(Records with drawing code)
_ _ _
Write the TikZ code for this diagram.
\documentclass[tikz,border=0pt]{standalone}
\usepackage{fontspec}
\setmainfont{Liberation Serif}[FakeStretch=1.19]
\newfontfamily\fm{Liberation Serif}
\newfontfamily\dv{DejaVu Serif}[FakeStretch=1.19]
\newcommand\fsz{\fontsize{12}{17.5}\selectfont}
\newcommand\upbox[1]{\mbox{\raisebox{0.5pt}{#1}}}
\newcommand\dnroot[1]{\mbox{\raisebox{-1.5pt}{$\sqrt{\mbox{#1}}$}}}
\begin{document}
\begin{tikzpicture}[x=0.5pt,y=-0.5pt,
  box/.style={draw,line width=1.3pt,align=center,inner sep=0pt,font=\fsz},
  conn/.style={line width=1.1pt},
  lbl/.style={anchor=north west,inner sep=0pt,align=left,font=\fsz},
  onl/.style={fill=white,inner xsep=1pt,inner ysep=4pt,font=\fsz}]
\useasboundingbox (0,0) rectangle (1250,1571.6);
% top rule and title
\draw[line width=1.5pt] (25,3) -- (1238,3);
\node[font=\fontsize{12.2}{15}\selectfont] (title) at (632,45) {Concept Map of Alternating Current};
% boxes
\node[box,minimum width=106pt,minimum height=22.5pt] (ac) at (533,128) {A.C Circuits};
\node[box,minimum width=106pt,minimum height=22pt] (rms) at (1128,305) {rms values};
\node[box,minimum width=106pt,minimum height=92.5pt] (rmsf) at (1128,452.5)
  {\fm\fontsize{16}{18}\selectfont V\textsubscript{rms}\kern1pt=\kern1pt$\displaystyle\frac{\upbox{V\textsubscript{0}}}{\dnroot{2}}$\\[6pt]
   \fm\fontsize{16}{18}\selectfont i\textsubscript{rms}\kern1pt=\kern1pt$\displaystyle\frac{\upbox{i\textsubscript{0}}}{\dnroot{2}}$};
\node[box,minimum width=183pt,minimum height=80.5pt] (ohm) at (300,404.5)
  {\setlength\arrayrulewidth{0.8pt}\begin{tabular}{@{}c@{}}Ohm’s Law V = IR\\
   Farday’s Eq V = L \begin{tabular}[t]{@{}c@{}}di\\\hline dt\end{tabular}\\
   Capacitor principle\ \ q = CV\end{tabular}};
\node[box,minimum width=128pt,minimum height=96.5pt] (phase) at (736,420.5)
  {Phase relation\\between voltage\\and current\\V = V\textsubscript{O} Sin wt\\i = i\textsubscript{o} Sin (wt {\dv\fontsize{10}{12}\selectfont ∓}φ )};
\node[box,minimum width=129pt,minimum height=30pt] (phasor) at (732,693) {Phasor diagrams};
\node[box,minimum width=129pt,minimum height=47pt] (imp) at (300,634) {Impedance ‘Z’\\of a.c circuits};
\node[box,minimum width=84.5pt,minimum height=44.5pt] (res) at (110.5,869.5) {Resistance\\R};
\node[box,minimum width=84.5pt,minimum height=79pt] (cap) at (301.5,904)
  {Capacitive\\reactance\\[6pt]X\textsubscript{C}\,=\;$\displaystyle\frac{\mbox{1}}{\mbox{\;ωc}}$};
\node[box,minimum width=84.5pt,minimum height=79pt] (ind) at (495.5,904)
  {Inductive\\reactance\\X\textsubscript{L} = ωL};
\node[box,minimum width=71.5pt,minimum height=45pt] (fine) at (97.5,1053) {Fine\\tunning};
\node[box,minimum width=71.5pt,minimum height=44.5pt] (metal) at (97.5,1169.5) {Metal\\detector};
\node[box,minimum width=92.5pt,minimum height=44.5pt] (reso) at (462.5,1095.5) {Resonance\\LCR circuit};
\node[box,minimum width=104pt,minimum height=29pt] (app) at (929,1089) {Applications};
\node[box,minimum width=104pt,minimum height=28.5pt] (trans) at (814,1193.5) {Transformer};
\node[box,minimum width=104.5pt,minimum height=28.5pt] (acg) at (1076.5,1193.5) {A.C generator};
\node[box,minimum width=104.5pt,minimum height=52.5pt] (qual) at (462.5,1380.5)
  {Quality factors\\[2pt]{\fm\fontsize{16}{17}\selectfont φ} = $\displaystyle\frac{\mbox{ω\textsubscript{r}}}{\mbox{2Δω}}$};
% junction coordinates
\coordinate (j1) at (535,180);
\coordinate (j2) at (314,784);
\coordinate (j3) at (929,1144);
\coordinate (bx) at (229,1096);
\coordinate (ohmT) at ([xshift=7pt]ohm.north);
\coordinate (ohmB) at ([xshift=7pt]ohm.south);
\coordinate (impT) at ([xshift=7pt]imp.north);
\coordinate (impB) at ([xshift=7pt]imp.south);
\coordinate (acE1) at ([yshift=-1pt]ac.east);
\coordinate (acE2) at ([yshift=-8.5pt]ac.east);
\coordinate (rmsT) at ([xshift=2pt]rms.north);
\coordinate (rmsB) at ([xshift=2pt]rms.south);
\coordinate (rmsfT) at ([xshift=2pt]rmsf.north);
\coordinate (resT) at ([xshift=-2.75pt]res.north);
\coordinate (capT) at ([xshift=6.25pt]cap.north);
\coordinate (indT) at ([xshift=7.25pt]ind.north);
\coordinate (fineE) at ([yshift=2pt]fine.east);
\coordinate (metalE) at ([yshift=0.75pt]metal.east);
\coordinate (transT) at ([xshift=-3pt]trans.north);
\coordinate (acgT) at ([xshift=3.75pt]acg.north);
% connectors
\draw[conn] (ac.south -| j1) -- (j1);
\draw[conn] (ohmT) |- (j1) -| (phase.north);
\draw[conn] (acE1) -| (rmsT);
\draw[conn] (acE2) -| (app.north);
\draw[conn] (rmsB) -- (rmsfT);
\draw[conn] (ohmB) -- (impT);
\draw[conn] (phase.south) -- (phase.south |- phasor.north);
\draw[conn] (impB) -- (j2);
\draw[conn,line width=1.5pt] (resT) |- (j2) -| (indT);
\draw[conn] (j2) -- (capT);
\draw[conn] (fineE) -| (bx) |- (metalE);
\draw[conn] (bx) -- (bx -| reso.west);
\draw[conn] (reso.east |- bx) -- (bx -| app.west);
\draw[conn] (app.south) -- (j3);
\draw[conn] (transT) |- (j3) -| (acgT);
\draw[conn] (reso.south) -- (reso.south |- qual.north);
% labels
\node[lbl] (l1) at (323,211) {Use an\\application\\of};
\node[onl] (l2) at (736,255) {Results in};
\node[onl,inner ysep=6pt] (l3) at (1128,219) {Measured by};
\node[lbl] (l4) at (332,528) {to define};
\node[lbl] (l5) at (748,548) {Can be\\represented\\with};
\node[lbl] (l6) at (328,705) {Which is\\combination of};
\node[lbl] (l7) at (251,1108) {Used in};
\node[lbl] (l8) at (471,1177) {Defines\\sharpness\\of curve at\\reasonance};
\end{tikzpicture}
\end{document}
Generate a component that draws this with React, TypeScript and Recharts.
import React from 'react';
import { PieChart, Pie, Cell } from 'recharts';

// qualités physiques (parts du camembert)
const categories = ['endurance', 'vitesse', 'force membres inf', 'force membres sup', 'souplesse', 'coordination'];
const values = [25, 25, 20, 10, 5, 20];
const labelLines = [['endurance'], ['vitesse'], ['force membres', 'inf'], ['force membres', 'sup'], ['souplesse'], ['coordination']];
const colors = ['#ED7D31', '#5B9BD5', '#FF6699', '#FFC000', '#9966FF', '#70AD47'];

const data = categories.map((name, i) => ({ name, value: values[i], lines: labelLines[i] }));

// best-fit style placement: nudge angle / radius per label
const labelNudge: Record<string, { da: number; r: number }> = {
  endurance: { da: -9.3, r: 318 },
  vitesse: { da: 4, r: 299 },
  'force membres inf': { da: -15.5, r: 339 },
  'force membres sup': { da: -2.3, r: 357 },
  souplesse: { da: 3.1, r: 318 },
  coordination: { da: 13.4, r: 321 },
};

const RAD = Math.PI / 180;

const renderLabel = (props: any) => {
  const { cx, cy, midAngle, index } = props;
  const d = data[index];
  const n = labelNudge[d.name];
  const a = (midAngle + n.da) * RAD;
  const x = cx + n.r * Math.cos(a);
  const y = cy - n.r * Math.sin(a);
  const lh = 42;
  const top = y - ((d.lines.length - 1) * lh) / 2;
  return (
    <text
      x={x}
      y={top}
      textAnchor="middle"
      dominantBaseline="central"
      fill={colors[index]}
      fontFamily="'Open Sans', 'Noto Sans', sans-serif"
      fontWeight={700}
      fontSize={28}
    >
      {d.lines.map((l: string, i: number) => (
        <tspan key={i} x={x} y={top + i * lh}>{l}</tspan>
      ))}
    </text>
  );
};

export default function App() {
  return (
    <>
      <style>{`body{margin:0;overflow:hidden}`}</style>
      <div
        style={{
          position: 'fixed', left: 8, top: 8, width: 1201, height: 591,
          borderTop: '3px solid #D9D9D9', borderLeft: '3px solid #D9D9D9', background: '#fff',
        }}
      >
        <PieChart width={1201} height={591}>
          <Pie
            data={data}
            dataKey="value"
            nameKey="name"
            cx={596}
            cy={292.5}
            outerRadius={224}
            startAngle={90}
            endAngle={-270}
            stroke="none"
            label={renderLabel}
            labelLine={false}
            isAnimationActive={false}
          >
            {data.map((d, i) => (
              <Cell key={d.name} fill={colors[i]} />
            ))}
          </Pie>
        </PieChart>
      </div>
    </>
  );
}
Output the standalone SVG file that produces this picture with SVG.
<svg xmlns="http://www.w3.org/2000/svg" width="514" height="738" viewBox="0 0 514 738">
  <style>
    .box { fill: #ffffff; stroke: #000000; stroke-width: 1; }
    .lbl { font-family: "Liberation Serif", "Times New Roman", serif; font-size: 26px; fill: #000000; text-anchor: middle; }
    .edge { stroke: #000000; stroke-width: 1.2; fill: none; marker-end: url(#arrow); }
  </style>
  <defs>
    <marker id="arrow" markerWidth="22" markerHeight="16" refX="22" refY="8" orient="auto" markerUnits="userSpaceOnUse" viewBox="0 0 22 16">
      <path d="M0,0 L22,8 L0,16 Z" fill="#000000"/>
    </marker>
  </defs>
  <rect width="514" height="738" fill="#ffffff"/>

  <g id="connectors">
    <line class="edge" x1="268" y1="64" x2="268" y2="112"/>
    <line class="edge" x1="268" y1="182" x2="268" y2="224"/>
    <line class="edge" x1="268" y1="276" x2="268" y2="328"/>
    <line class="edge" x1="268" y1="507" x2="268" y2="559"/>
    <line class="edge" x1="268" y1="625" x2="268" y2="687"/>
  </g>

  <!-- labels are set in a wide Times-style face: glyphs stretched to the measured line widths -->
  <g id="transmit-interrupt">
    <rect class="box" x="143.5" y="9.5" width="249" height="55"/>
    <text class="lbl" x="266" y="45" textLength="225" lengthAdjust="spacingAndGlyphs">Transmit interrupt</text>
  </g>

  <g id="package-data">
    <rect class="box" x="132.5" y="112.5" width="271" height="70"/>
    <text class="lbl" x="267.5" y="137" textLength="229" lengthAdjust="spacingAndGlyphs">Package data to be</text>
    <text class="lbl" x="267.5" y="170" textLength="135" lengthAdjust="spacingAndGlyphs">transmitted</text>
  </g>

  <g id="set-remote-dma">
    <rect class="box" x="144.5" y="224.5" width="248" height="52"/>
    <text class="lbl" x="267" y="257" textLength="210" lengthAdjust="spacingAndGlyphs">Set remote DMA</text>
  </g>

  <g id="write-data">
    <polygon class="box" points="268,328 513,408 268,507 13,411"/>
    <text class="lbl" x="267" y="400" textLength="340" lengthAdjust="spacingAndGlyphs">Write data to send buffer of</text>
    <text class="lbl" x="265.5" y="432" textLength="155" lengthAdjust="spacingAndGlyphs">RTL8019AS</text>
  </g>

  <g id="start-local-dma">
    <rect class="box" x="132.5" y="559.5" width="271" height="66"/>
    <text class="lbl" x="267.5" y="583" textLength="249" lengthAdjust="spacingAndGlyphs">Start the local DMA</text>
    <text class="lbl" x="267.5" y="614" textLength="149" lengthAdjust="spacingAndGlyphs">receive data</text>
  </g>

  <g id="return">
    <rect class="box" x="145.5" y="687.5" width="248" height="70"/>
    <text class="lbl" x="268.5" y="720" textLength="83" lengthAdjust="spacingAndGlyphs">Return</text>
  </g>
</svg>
_ _ _
> _WHAT TO PRODUCE_: Retype, in the same exact form, the lines of the material above from the line holding "Generate a component" through the line holding "PieChart, Pie, Cell".

> _RESULT OF THE TASK_:
Generate a component that draws this with React, TypeScript and Recharts.
import React from 'react';
import { PieChart, Pie, Cell } from 'recharts';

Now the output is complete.